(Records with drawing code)
** start **
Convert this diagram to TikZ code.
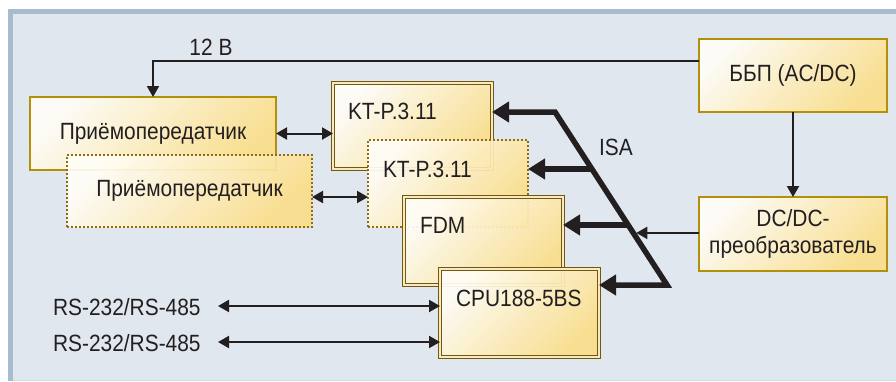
\documentclass[tikz,border=0pt]{standalone}
\usepackage{fontspec}
\setmainfont{Liberation Sans}[FakeStretch=0.89]
\usetikzlibrary{arrows.meta,calc}

\definecolor{panelbg}{HTML}{E1E7EF}
\definecolor{paneledge}{HTML}{A9BCCD}
\definecolor{panelfoot}{HTML}{D2DAE4}
\definecolor{boxlight}{HTML}{FFFDF6}
\definecolor{boxdark}{HTML}{FADE8A}
\definecolor{goldline}{HTML}{B3900A}
\definecolor{brownline}{HTML}{735610}
\definecolor{dotline}{HTML}{8C6C14}
\definecolor{gapline}{HTML}{F7EAC0}
\definecolor{ink}{HTML}{231F20}

\tikzset{
  box/.style={inner sep=0pt, outer sep=0pt, fill opacity=0.93,
    top color=boxlight, bottom color=boxdark, shading angle=45},
  plainbox/.style={box, draw=goldline, line width=1.7pt},
  dblbox/.style={box, draw=brownline, line width=1.2pt,
    double=gapline, double distance=1.2pt},
  dotbox/.style={box, draw=dotline, line width=2pt, dash pattern=on 2pt off 2pt},
  lbl/.style={inner sep=0pt, outer sep=0pt, text=ink,
    font=\fontsize{23.5}{27}\selectfont},
  thin/.style={draw=ink, line width=2pt},
  arr/.style={thin, -{Triangle[length=11pt,width=12pt]}},
  darr/.style={thin, {Triangle[length=11pt,width=12pt]}-{Triangle[length=11pt,width=12pt]}},
  bus/.style={draw=ink, line width=5.5pt},
  bustip/.style={bus, -{Triangle[length=17pt,width=20pt]}},
  busends/.style={bus, {Triangle[length=17pt,width=20pt]}-{Triangle[length=17pt,width=20pt]}},
}

\begin{document}
\begin{tikzpicture}[x=1pt, y=-1pt]
  % panel
  \fill[white] (0,0) rectangle (896,381);
  \fill[paneledge] (8,9) rectangle (896,381);
  \fill[panelfoot] (13,14) rectangle (896,381);
  \fill[panelbg] (13,14) rectangle (896,379.5);
  \useasboundingbox (0,0) rectangle (896,381);

  % transceivers
  \node[plainbox, minimum width=246pt, minimum height=73pt] (pr1) at (153,133.5) {};
  \node[lbl] (pr1t) at (pr1.center) {Приёмопередатчик};
  \node[dotbox, minimum width=245pt, minimum height=72pt] (pr2) at (189.5,191) {};
  \node[lbl] (pr2t) at (pr2.center) {Приёмопередатчик};

  % module stack
  \node[dblbox, minimum width=159pt, minimum height=86pt] (kt1) at (412.5,126) {};
  \node[lbl, anchor=base west] (kt1t) at (348,119) {KT-P.3.11};
  \node[dotbox, minimum width=160pt, minimum height=87pt] (kt2) at (448,183.5) {};
  \node[lbl, anchor=base west] (kt2t) at (383,177) {KT-P.3.11};
  \node[dblbox, minimum width=159pt, minimum height=88pt] (fdm) at (483.5,241) {};
  \node[lbl, anchor=base west] (fdmt) at (420,233) {FDM};
  \node[dblbox, minimum width=159pt, minimum height=88pt] (cpu) at (519.5,313) {};
  \node[lbl, anchor=base west] (cput) at (456,306) {CPU188-5BS};

  % power supply
  \node[plainbox, minimum width=188pt, minimum height=73pt] (bbp) at (793,75.5) {};
  \node[lbl] (bbpt) at (bbp.center) {ББП (AC/DC)};
  \node[plainbox, minimum width=188pt, minimum height=74pt] (dcdc) at (793,234) {};
  \node[lbl, align=center] (dcdct) at (dcdc.center) {DC/DC-\\преобразователь};

  % serial ports
  \node[lbl, anchor=base west] (rs1) at (53,315) {RS-232/RS-485};
  \node[lbl, anchor=base west] (rs2) at (53,351) {RS-232/RS-485};
  \coordinate (rs1e) at (218,306);
  \coordinate (rs2e) at (218,342);

  % labels
  \node[lbl, anchor=base] (v12) at (211,55) {12 В};
  \node[lbl, anchor=base west] (isa) at (599,155) {ISA};

  % 12 V supply line
  \draw[arr] ([yshift=14.5pt]bbp.west) -| (pr1.north);
  \draw[arr] (bbp.south) -- (dcdc.north);

  % transceiver links
  \draw[darr] (pr1.east) -- (pr1.east -| kt1.west);
  \draw[darr] ([yshift=-6pt]pr2.east) -- ([yshift=-6pt]pr2.east -| kt2.west);

  % serial links
  \draw[darr] (rs1e) -- (rs1e -| cpu.west);
  \draw[darr] (rs2e) -- (rs2e -| cpu.west);

  % ISA bus
  \coordinate (b1) at (555,112);
  \coordinate (b2) at (667,285);
  \coordinate (j2) at ($(b1)!0.3295!(b2)$);
  \coordinate (j3) at ($(b1)!0.653!(b2)$);
  \coordinate (j4) at ($(b1)!0.699!(b2)$);
  \draw[busends] (b1 -| kt1.east) -- (b1) -- (b2) -- (b2 -| cpu.east);
  \draw[bustip] (j2) -- (j2 -| kt2.east);
  \draw[bustip] (j3) -- (j3 -| fdm.east);
  \draw[arr, shorten >=3pt] (j4 -| dcdc.west) -- (j4);
\end{tikzpicture}
\end{document}
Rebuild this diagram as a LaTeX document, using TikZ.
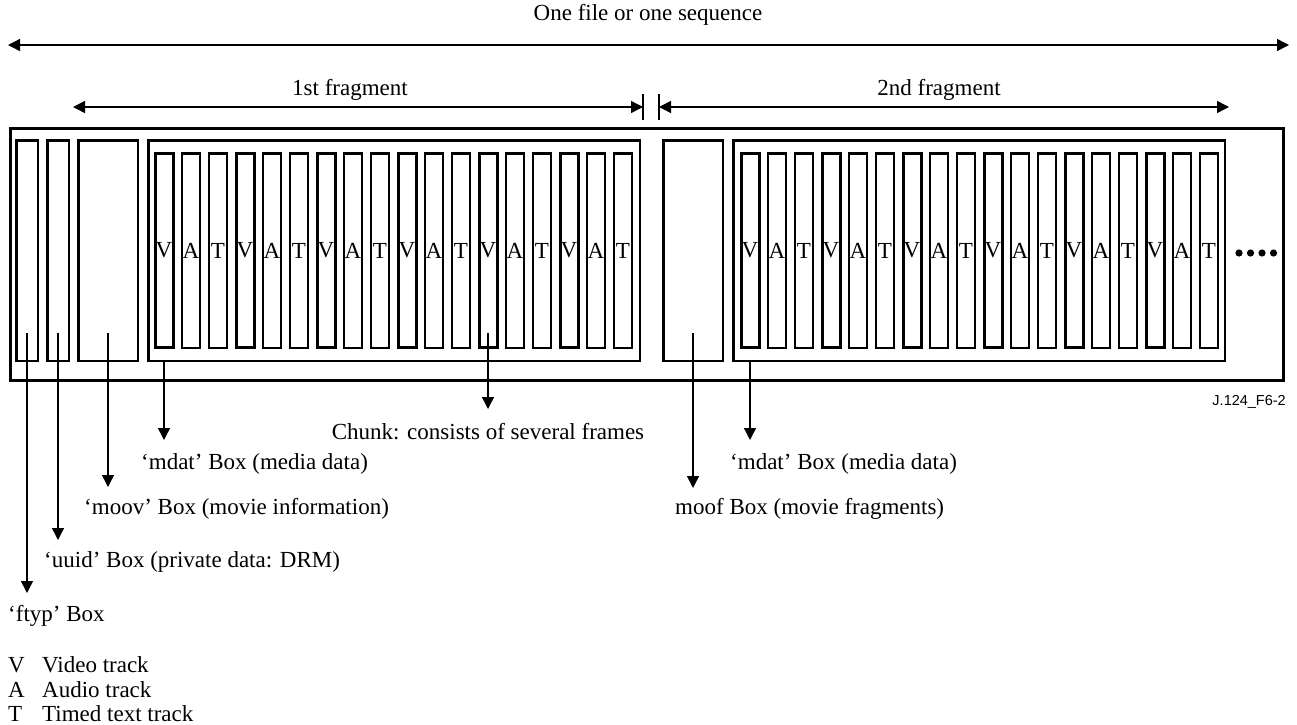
\documentclass[tikz,border=0pt]{standalone}
\usepackage{fontspec}
\setmainfont{Liberation Serif}
\newfontfamily\sansf{Liberation Sans}
\usetikzlibrary{arrows.meta}
\begin{document}
\begin{tikzpicture}[x=1pt,y=-1pt,
  txt/.style={inner sep=0pt,font=\fontsize{23}{27}\selectfont},
  boxb/.style={draw,line width=2.5pt,inner sep=0pt,minimum width=#1,minimum height=220.5pt},
  frm/.style={draw,line width=2.5pt,inner sep=0pt,minimum width=18pt,minimum height=194.5pt,font=\fontsize{23}{27}\selectfont},
  frmv/.style={frm,line width=3pt},
  arr/.style={line width=1.4pt,-{Triangle[length=12pt,width=12pt]}},
  darr/.style={line width=1.4pt,{Triangle[length=12pt,width=12pt]}-{Triangle[length=12pt,width=12pt]}},
  bar/.style={line width=1.6pt}]
\useasboundingbox (0,0) rectangle (1297,724);
% outer container
\node[draw,line width=3pt,inner sep=0pt,minimum width=1273pt,minimum height=252pt] (outer) at (647,254.5) {};
% boxes
\node[boxb=21.5pt] (ftyp) at (27,250.5) {};
\node[boxb=21.5pt] (uuid) at (58,250.5) {};
\node[boxb=59.5pt] (moov) at (108,250.5) {};
\node[boxb=491.5pt] (mdat1) at (394,250.5) {};
\node[boxb=59.5pt] (moof) at (693,250.5) {};
\node[boxb=491.5pt] (mdat2) at (979,250.5) {};
% frames
\foreach \i in {0,...,5}{
  \pgfmathsetmacro{\xa}{164+81*\i}
  \pgfmathsetmacro{\xb}{\xa+27}
  \pgfmathsetmacro{\xc}{\xa+54}
  \node[frmv] (fa-\i-v) at (\xa,250.5) {V};
  \node[frm] (fa-\i-a) at (\xb,250.5) {A};
  \node[frm] (fa-\i-t) at (\xc,250.5) {T};
  \pgfmathsetmacro{\ya}{750+81*\i}
  \pgfmathsetmacro{\yb}{\ya+27}
  \pgfmathsetmacro{\yc}{\ya+54}
  \node[frmv] (fb-\i-v) at (\ya,250.5) {V};
  \node[frm] (fb-\i-a) at (\yb,250.5) {A};
  \node[frm] (fb-\i-t) at (\yc,250.5) {T};
}
% dots
\foreach \k in {0,...,3}{
  \fill (1239+11.5*\k,253) circle (3.6pt);
}
% top arrows
\coordinate (seqL) at (8,45);
\coordinate (seqR) at (1289,45);
\draw[darr] (seqL) -- (seqR);
\node[txt,anchor=base] (seqlbl) at (648,20) {One file or one sequence};
\coordinate (f1L) at (73,107);
\coordinate (f1R) at (643,107);
\coordinate (f2L) at (659,107);
\coordinate (f2R) at (1229,107);
\draw[darr] (f1L) -- (f1R);
\draw[darr] (f2L) -- (f2R);
\draw[bar] (643,94) -- (643,120);
\draw[bar] (659,94) -- (659,120);
\node[txt,anchor=base] (f1lbl) at (350,95) {1st fragment};
\node[txt,anchor=base] (f2lbl) at (939,95) {2nd fragment};
% figure id
\node[inner sep=0pt,anchor=base east,font=\sansf\fontsize{14.5}{16}\selectfont] (fid) at (1286,405) {J.124\_F6-2};
% labels
\node[txt,anchor=base] (chunklbl) at (488,439) {Chunk: consists of several frames};
\node[txt,anchor=base west] (mdat1lbl) at (141,469) {‘mdat’ Box (media data)};
\node[txt,anchor=base west] (moovlbl) at (84,514) {‘moov’ Box (movie information)};
\node[txt,anchor=base west] (uuidlbl) at (44,567) {‘uuid’ Box (private data: DRM)};
\node[txt,anchor=base west] (ftyplbl) at (8,621) {‘ftyp’ Box};
\node[txt,anchor=base west] (mdat2lbl) at (730,469) {‘mdat’ Box (media data)};
\node[txt,anchor=base west] (mooflbl) at (675,514) {moof Box (movie fragments)};
% connectors
\coordinate (ftypS) at (27,333);
\coordinate (uuidS) at (58,333);
\coordinate (moovS) at (108,333);
\coordinate (chunkS) at (488,333);
\coordinate (moofS) at (693,333);
\draw[arr] (ftypS) -- (27,593);
\draw[arr] (uuidS) -- (58,540);
\draw[arr] (moovS) -- (108,487);
\draw[arr] (mdat1.south -| 164,0) -- (164,440);
\draw[arr] (chunkS) -- (chunklbl.north |- 0,409);
\draw[arr] (moofS) -- (693,488);
\draw[arr] (mdat2.south -| 750,0) -- (750,440);
% legend
\node[txt,anchor=base west] (legV) at (8,672) {V};
\node[txt,anchor=base west] (legVt) at (42,672) {Video track};
\node[txt,anchor=base west] (legA) at (8,697) {A};
\node[txt,anchor=base west] (legAt) at (42,697) {Audio track};
\node[txt,anchor=base west] (legT) at (8,721) {T};
\node[txt,anchor=base west] (legTt) at (42,721) {Timed text track};
\end{tikzpicture}
\end{document}
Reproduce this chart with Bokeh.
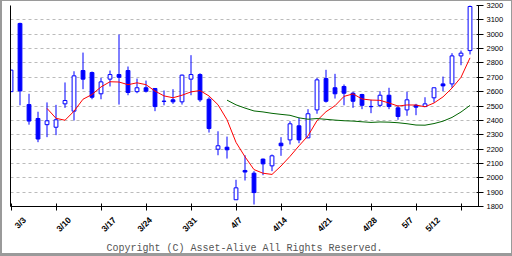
import numpy as np
from math import pi
from bokeh.plotting import figure
from bokeh.models import (ColumnDataSource, LinearAxis, FixedTicker, Grid, Range1d,
                          Title, CustomJSTickFormatter)
from bokeh.embed import file_html
from bokeh.resources import INLINE

dates = ["3/3", "3/4", "3/5", "3/6", "3/7", "3/10", "3/11", "3/12", "3/13", "3/14",
         "3/17", "3/18", "3/19", "3/20", "3/24", "3/25", "3/26", "3/27", "3/28",
         "3/31", "4/1", "4/2", "4/3", "4/4", "4/7", "4/8", "4/9", "4/10", "4/11",
         "4/14", "4/15", "4/16", "4/17", "4/18", "4/21", "4/22", "4/23", "4/24", "4/25",
         "4/28", "4/30", "5/1", "5/2", "5/7", "5/8", "5/9",
         "5/12", "5/13", "5/14", "5/15", "5/16", "5/19"]
opens = [2600, 3075, 2510, 2413, 2370, 2352, 2515, 2464, 2747, 2733, 2585, 2687, 2719,
         2747, 2600, 2627, 2622, 2534, 2543, 2529, 2687, 2719, 2547, 2199, 2213, 1847,
         2051, 2032, 2130, 2083, 2241, 2264, 2362, 2278, 2473, 2691, 2627, 2636, 2589,
         2580, 2497, 2505, 2575, 2487, 2473, 2505, 2496, 2557, 2654, 2654, 2849, 2886]
highs = [2752, 3080, 2585, 2460, 2525, 2508, 2664, 2742, 2872, 2740, 2696, 2747, 2998,
         2775, 2691, 2677, 2622, 2608, 2617, 2719, 2854, 2728, 2561, 2324, 2287, 1986,
         2157, 2046, 2134, 2162, 2283, 2394, 2418, 2478, 2696, 2752, 2724, 2650, 2599,
         2585, 2543, 2603, 2627, 2505, 2599, 2515, 2561, 2627, 2705, 2868, 2886, 3202]
lows = [2598, 2505, 2370, 2248, 2283, 2297, 2487, 2399, 2617, 2547, 2547, 2636, 2510,
        2575, 2589, 2594, 2464, 2505, 2515, 2510, 2575, 2529, 2315, 2157, 2134, 1847,
        1981, 1814, 2018, 2046, 2153, 2232, 2241, 2278, 2446, 2524, 2552, 2505, 2487,
        2478, 2450, 2492, 2478, 2404, 2432, 2436, 2496, 2524, 2603, 2627, 2784, 2859]
closes = [2750, 2605, 2395, 2270, 2397, 2404, 2538, 2710, 2687, 2561, 2668, 2719, 2700,
          2594, 2627, 2603, 2496, 2532, 2529, 2715, 2719, 2543, 2343, 2223, 2195, 1930,
          2040, 1897, 2097, 2153, 2223, 2376, 2264, 2446, 2682, 2533, 2585, 2589, 2533,
          2505, 2495, 2575, 2496, 2427, 2543, 2492, 2515, 2627, 2640, 2849, 2868, 3193]
week_labels = ["3/3", "3/10", "3/17", "3/24", "3/31", "4/7", "4/14", "4/21", "4/28",
               "5/7", "5/12"]
y_ticks = [1800, 1900, 2000, 2100, 2200, 2300, 2400, 2500, 2600, 2700, 2800, 2900,
           3000, 3100, 3200]

n = len(dates)
idx = np.arange(n)
o = np.array(opens, float)
c = np.array(closes, float)
up = c >= o

def ma(vals, k):
    return np.convolve(vals, np.ones(k) / k, mode="valid")

ma5 = ma(c, 5)
ma25 = ma(c, 25)

BLUE = "#0000ff"
p = figure(width=512, height=256, x_range=Range1d(-0.056, 51.944),
           y_range=Range1d(1800, 3200), x_axis_type=None, y_axis_type=None,
           toolbar_location=None, output_backend="svg",
           min_border_left=8, min_border_right=36, min_border_top=4,
           min_border_bottom=51)
p.outline_line_color = None
p.background_fill_color = "white"
p.border_fill_color = "white"
p.styles = {"border-style": "solid", "border-color": "#9a9a9a",
            "border-width": "1px 1px 3px 2px"}

# grid
p.add_layout(Grid(dimension=1, ticker=FixedTicker(ticks=y_ticks),
                  grid_line_color="#bbbbbb", grid_line_dash="3 3",
                  grid_line_width=1))

src = ColumnDataSource(dict(x=idx, o=o, c=c, h=np.array(highs, float),
                            l=np.array(lows, float),
                            top=np.maximum(o, c), bot=np.minimum(o, c),
                            fill=np.where(up, "white", BLUE)))
p.segment(x0="x", y0="h", x1="x", y1="l", source=src, line_color=BLUE, line_width=1)
p.vbar(x="x", width=0.42, top="top", bottom="bot", source=src,
       fill_color="fill", line_color=BLUE, line_width=1)

p.line(idx[4:], ma5, line_color="#ff0000", line_width=1)
p.line(idx[24:], ma25, line_color="#006400", line_width=1)

# left axis (line only)
la = LinearAxis(ticker=FixedTicker(ticks=[]), axis_line_color="black",
                major_tick_in=0, major_tick_out=0, minor_tick_in=0, minor_tick_out=0,
                major_label_text_font_size="0px", major_label_standoff=0)
p.add_layout(la, "left")

# right axis
ra = LinearAxis(ticker=FixedTicker(ticks=y_ticks), axis_line_color="black",
                major_tick_in=2, major_tick_out=5, minor_tick_in=0, minor_tick_out=0,
                major_tick_line_color="black", major_label_standoff=3,
                major_label_text_font="Liberation Sans",
                major_label_text_font_size="7.5px", major_label_text_color="black")
p.add_layout(ra, "right")

# bottom axis: minor ticks every 5 sessions, labels at week starts
lab_pos = [dates.index(w) + 1.5 for w in week_labels]
fmt = CustomJSTickFormatter(args=dict(pos=lab_pos, labs=week_labels), code="""
    let best = -1;
    for (let i = 0; i < pos.length; i++) { if (Math.abs(pos[i] - tick) < 0.01) best = i; }
    return best >= 0 ? labs[best] : '';
""")
ba = LinearAxis(ticker=FixedTicker(ticks=lab_pos, minor_ticks=list(range(0, n, 5))),
                formatter=fmt, axis_line_color="black",
                major_tick_in=0, major_tick_out=0,
                minor_tick_in=3, minor_tick_out=4, minor_tick_line_color="black",
                major_label_orientation=pi / 4, major_label_standoff=8,
                major_label_text_font="Liberation Sans",
                major_label_text_font_size="8.5px", major_label_text_font_style="bold",
                major_label_text_color="black")
p.add_layout(ba, "below")

p.add_layout(Title(text="Copyright (C) Asset-Alive All Rights Reserved.",
                   align="center", offset=11, text_font="Liberation Mono",
                   text_font_size="10px", text_font_style="normal",
                   text_color="#555555", standoff=0), "below")

open("out.html", "w").write(file_html(p, INLINE))
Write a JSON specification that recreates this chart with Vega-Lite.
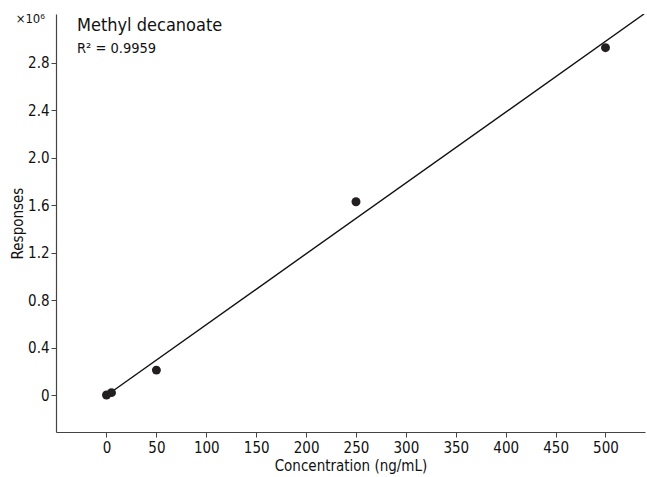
** end **
> OBJECTIVE:
Copy all lines from the data that hold the word "this".

> TASK OUTPUT:
Convert this diagram to TikZ code.
Rebuild this diagram as a LaTeX document, using TikZ.
Reproduce this chart with Bokeh.
Write a JSON specification that recreates this chart with Vega-Lite.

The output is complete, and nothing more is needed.